A second pulley block 62 includes pulleys 64 and 66 mounted on an integral axle 68. Narrowed neck portions 70 and 72 between journals 74 and 76 and heads 78 and 80 of the axle 68 are received in longitudinal slots 82 and 84 formed in the channel sides 14 and 16. The journals 74 and 76 and the heads 78 and 80 support the channel sides 14 and 16 at a predetermined spacing that corresponds to the space that is filled by the first pulley block 56. The slots 82 and 84 are positioned for supporting the second pulley block 62 at a predetermined spacing from the bottom 12 of the channel so that both the free end 32 of the extension spring and the first pulley block 56 do not scrub against the channel bottom 12.
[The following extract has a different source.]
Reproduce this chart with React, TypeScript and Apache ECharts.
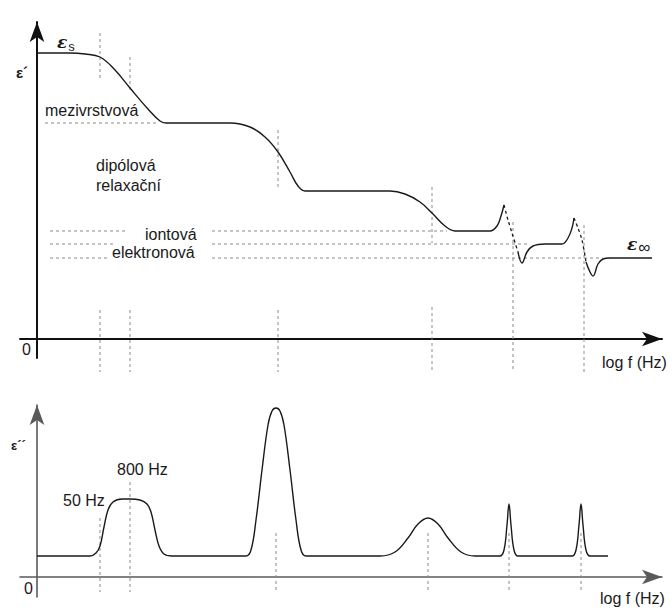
import React, { useEffect, useRef } from "react";
import * as echarts from "echarts";

// ---- data (arbitrary schematic units: x = log f, y = permittivity) ----
// ε' (real part) – solid pieces
const realSolidA: number[][] = [
  [0, 28.6], [3.3, 28.6], [4.8, 28.5], [6.3, 28.2], [7.8, 26.9], [9.3, 25.1], [11.1, 23.0],
  [12.3, 21.8], [12.9, 21.6], [19.3, 21.6], [21.3, 21.2], [22.8, 20.2], [24.1, 18.7],
  [25.3, 16.7], [26.1, 15.3], [26.8, 14.8], [35.3, 14.8], [36.8, 14.5], [38.3, 13.7],
  [39.5, 12.6], [40.8, 11.3], [41.8, 10.8], [45.3, 10.8], [46.0, 11.3], [46.4, 12.3], [46.7, 13.4],
];
const realDashedA: number[][] = [[46.7, 13.4], [47.1, 11.9], [47.5, 10.6], [48.1, 8.7]];
const realSolidB: number[][] = [
  [48.1, 8.7], [48.5, 7.6], [49.0, 8.7], [49.6, 9.3], [50.8, 9.5], [52.5, 9.5],
  [53.1, 10.1], [53.5, 11.1], [53.7, 12.1],
];
const realDashedB: number[][] = [[53.7, 12.1], [54.1, 11.1], [54.5, 9.9], [54.9, 7.7]];
const realSolidC: number[][] = [
  [54.9, 7.7], [55.3, 6.7], [55.6, 6.3], [56.1, 7.5], [56.6, 8.0], [57.3, 8.1], [61.5, 8.1],
];

// ε'' (imaginary part)
const imagCurve: number[][] = [
  [0, 2.1], [5.3, 2.1], [5.9, 2.4], [6.3, 3.1], [6.7, 5.0], [7.1, 6.7], [7.6, 7.5], [8.5, 7.8],
  [9.3, 7.8], [10.3, 7.7], [11.0, 7.3], [11.4, 6.5], [11.8, 4.7], [12.2, 3.1], [12.7, 2.3],
  [13.5, 2.1], [20.9, 2.1], [21.4, 2.7], [21.9, 5.7], [22.5, 10.7], [23.1, 15.2], [23.5, 16.6],
  [23.9, 16.9], [24.3, 16.6], [24.7, 15.2], [25.3, 10.7], [25.9, 5.7], [26.4, 2.7], [26.9, 2.1],
  [34.3, 2.1], [35.8, 2.5], [37.1, 3.9], [38.1, 5.3], [39.1, 5.9], [40.1, 5.3], [41.1, 3.9],
  [42.4, 2.5], [43.8, 2.1], [46.3, 2.1], [46.7, 2.7], [47.0, 5.2], [47.2, 7.3], [47.4, 5.2],
  [47.7, 2.7], [48.1, 2.1], [53.5, 2.1], [53.9, 2.7], [54.2, 5.2], [54.4, 7.3], [54.6, 5.2],
  [54.9, 2.7], [55.3, 2.1], [57.1, 2.1],
];

// dashed guides: vertical [x, yFrom, yTo], horizontal [y, xFrom, xTo]
const topVDash: number[][] = [
  [6.3, 30.6, 26.1], [9.3, 28.2, 24.6], [24.1, 20.9, 15.2], [39.5, 15.2, 9.6],
  [6.3, 2.9, -3.3], [9.3, 2.9, -3.3], [24.1, 2.9, -3.3], [39.5, 3.2, -3.3],
  [47.6, 11.7, -3.3], [54.7, 11.4, -3.3],
];
const topHDash: number[][] = [
  [21.6, 0.8, 12.0],
  [10.8, 1.3, 9.1], [10.8, 17.5, 41.0],
  [9.5, 1.3, 7.6], [9.5, 17.5, 49.3],
  [8.1, 1.3, 7.1], [8.1, 17.5, 56.6],
];
const bottomVDash: number[][] = [
  [6.3, 5.9, -1.5], [9.3, 9.5, -1.5], [23.9, 4.4, -1.5], [39.1, 4.4, -1.5],
  [47.2, 4.4, -1.5], [54.4, 4.4, -1.5],
];

const FONT = "'Liberation Sans', Arial, sans-serif";

export default function App() {
  const ref = useRef<HTMLDivElement>(null);
  useEffect(() => {
    if (!ref.current) return;
    const chart = echarts.init(ref.current, undefined, { renderer: "svg" });

    const dashStyle = { color: "#8a8a8a", width: 1, type: [3, 3] as any };
    const curveStyle = { color: "#1a1a1a", width: 1.4 };
    const line = (data: number[][], gi: number, style: any, smooth: number | boolean) => ({
      type: "line",
      xAxisIndex: gi,
      yAxisIndex: gi,
      data,
      symbol: "none",
      showSymbol: false,
      smooth,
      clip: false,
      silent: true,
      lineStyle: style,
      z: 3,
    });
    const series: any[] = [];
    topVDash.forEach(([x, a, b]) => series.push(line([[x, a], [x, b]], 0, dashStyle, false)));
    topHDash.forEach(([y, a, b]) => series.push(line([[a, y], [b, y]], 0, dashStyle, false)));
    bottomVDash.forEach(([x, a, b]) => series.push(line([[x, a], [x, b]], 1, dashStyle, false)));
    series.push(line(realSolidA, 0, curveStyle, 0.4));
    series.push(line(realDashedA, 0, { color: "#1a1a1a", width: 1.3, type: [3, 3] }, 0.3));
    series.push(line(realSolidB, 0, curveStyle, 0.4));
    series.push(line(realDashedB, 0, { color: "#1a1a1a", width: 1.3, type: [3, 3] }, 0.3));
    series.push(line(realSolidC, 0, curveStyle, 0.4));
    series.push(line(imagCurve, 1, curveStyle, 0.4));

    const axisX = (gi: number, color: string, w: number) => ({
      type: "value",
      gridIndex: gi,
      min: -1.7,
      max: 62.5,
      axisLine: { show: true, onZero: true, symbol: ["none", "arrow"], symbolSize: [11, 20], lineStyle: { color, width: w } },
      axisTick: { show: false },
      axisLabel: { show: false },
      splitLine: { show: false },
    });
    const axisY = (gi: number, min: number, max: number, color: string, w: number) => ({
      type: "value",
      gridIndex: gi,
      min,
      max,
      axisLine: { show: true, onZero: true, symbol: ["none", "arrow"], symbolSize: [11, 20], lineStyle: { color, width: w } },
      axisTick: { show: false },
      axisLabel: { show: false },
      splitLine: { show: false },
    });

    const txt = (text: string, x: number, y: number, size = 16, extra: any = {}) => ({
      type: "text",
      silent: true,
      z: 10,
      style: {
        text, x, y, fill: "#1a1a1a", font: `${size}px ${FONT}`,
        verticalAlign: "middle", textVerticalAlign: "middle", align: "left", textAlign: "left",
        ...extra,
      },
    });
    const eps = (x: number, y: number, sub: string, subSize: number, pad: number) => ({
      type: "text",
      silent: true,
      z: 10,
      style: {
        x, y,
        text: `{e|ε}{s|${sub}}`,
        verticalAlign: "middle", textVerticalAlign: "middle",
        rich: {
          e: { fontFamily: "'DejaVu Serif', serif", fontStyle: "italic", fontSize: 17, fontWeight: "bold", fill: "#1a1a1a", color: "#1a1a1a" },
          s: { fontFamily: FONT, fontSize: subSize, fill: "#1a1a1a", color: "#1a1a1a", padding: [pad, 0, 0, 1] },
        },
      },
    });

    chart.setOption({
      animation: false,
      backgroundColor: "#ffffff",
      grid: [
        { left: 20, width: 642, top: 22, height: 336 },
        { left: 20, width: 642, top: 405, height: 192 },
      ],
      xAxis: [axisX(0, "#111111", 2), axisX(1, "#5a5a5a", 1.6)],
      yAxis: [axisY(0, -1.9, 31.7, "#111111", 2), axisY(1, -2.0, 17.2, "#5a5a5a", 1.6)],
      series,
      graphic: [
        eps(57, 42, "s", 13, 8),
        eps(627, 244, "∞", 17, 6),
        txt("ε´", 16, 72, 15, { font: `bold 15px ${FONT}` }),
        txt("ε´´", 11, 445, 13, { font: `bold 13px ${FONT}` }),
        txt("mezivrstvová", 45, 110),
        txt("dipólová", 96, 165),
        txt("relaxační", 96, 185),
        txt("iontová", 145, 234),
        txt("elektronová", 112, 252),
        txt("0", 22, 349),
        txt("0", 24, 588),
        txt("log f (Hz)", 602, 362),
        txt("log f (Hz)", 600, 598),
        txt("50 Hz", 63, 500),
        txt("800 Hz", 117, 469),
      ],
    });
    return () => chart.dispose();
  }, []);
  return (
    <div
      ref={ref}
      style={{ position: "absolute", left: 0, top: 0, width: 672, height: 608, background: "#fff" }}
    />
  );
}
Starting at the hook 42 of the spring coupling, the pulley cord 46 is reeved through the two pulley blocks 56 and 62 and is guided by a center portion 86 of the axle 68 between the pulleys 64 and 66 of the second pulley block for exiting the balance. The center portion 86 is preferably formed with shoulders 75 and 77 that maintain a spacing between the pulleys 64 and 66 and with an annular groove 79 that guides the pulley cord 46. A hook 88 attaches the pulley cord 46 to a sash shoe (not shown) for connecting the balance between a window frame and a window sash. A stop 83 is fitted around the pulley cord 46 to hold initial tension of the balance.
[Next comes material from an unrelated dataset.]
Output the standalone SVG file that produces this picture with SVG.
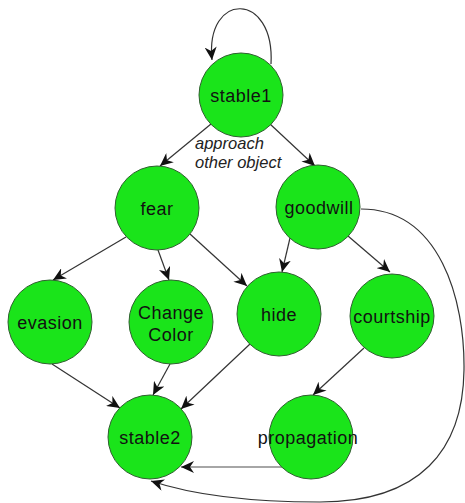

Alternatively, the center portion 86 of the axle 68 can be formed as a part of a common journal 90 for supporting three pulleys 92, 94, and 96 as shown in FIG. 7. The center pulley 94 allows the pulley cord 46 to change directions for exiting the balance at the opposite end. This arrangement is especially useful for attaching the pulley cord 46 to a window frame and the channel 10 to a window sash.